Parents concerned over phasing out of Regina Catholic Schools’ Sunshine Program
Parents in the Regina Catholic School Division are voicing concerns about the school board’s decision to phase out the Sunshine Program.
The program offers a learning environment for three to five-year-olds with intensive needs.
This upcoming school year, the division will be reducing the program before phasing it out. Currently, the program runs out of five centres, serving 80 children. This school year, it will be reduced to two centres, serving 32 children.
The decision to phase out the program stems from a $1.5 million deficit in the Regina Catholic School Division’s 2017-18 budget, as result of funding cuts from the provincial government.

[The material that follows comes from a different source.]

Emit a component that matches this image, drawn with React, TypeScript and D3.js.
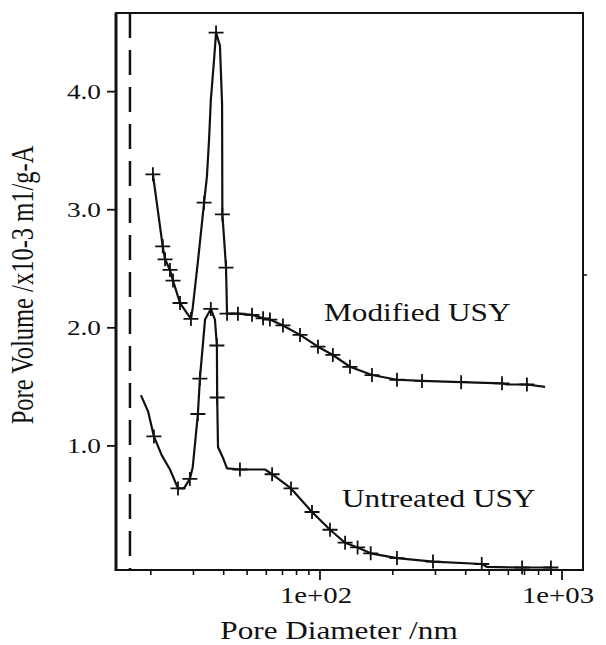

“Really it’s twofold,” said Domenic Scuglia, the Director of Education for the Regina Catholic School Division. “One, it’s an unfunded program, so we don’t receive any grant monies for the program. And the second reason is, like every other school division in the province, we had very challenging decisions to make around budgeting and this was one of the places we looked to find an efficiency to balance our budget.”
In the wake of the provincial government’s $22 million in funding cutbacks, the Regina Catholic School Division will also be phasing out two pre-kindergarten programs and reducing seven positions, including one superintendent position. The funding cutbacks mean there will be approximately $471 less per student.
Allyson Cozine Minaker was planning on sending her three-year-old son to the program. He was diagnosed with autism four months ago.
“I don’t even know where to begin. In my own humble opinion, I feel the decision was a little short-sighted,” said Cozine Minaker.
Cozine Minaker says she’s now left with a lot of questions.
“He’s going to enter a regular kindergarten classroom in a few years, and what will that look like? What will it look like for pre-kindergarten, when he’s four next year, what will that look like?”
Miranda Klinger understands their frustration. She has sent three of her four children through the program, and says they have benefited from it immensely.
“It truly changed our lives,” said Klinger. “For Kendall, it really expanded her horizons. It opened up so many dreams for us that we weren’t really sure would be possible for her.”
Klinger worries for the families that won’t have the same opportunities her children had.
“It breaks my heart a little for those families because we’ve seen with Kendall how much she’s grown and how much Sunshine really brought to our families,” she added.
“They became part of our family, and it’s not going to be there anymore. I don’t know what it’s going to look like for other families that are like ours.”
The division says they are trying to work with the province on the issue.
“It’s devastating for those families,” said Scuglia. “They are some of our most vulnerable children, we understand that, and we’re working closely with the Ministry as we speak to see if there are funds available where we can go back and reconsider opening up spots for September 2018 for some of those vulnerable children,” Scuglia said.
“The last thing we want to do is close for some of those vulnerable children. The last thing we want to do is close doors, (we want to) provide good, fresh starts for some of our most vulnerable children.”
But in the meantime, some families are left with uncertainty.
Cozine Minaker says her son still receives great support from the Autism Centre, but it’s not the same hands-on classroom experience he would get in the Sunshine Program.
“It was just a hope, it was hope,” said Cozine Minaker. “And I have no idea what it would have been like in the programs, because we didn’t ever get it.”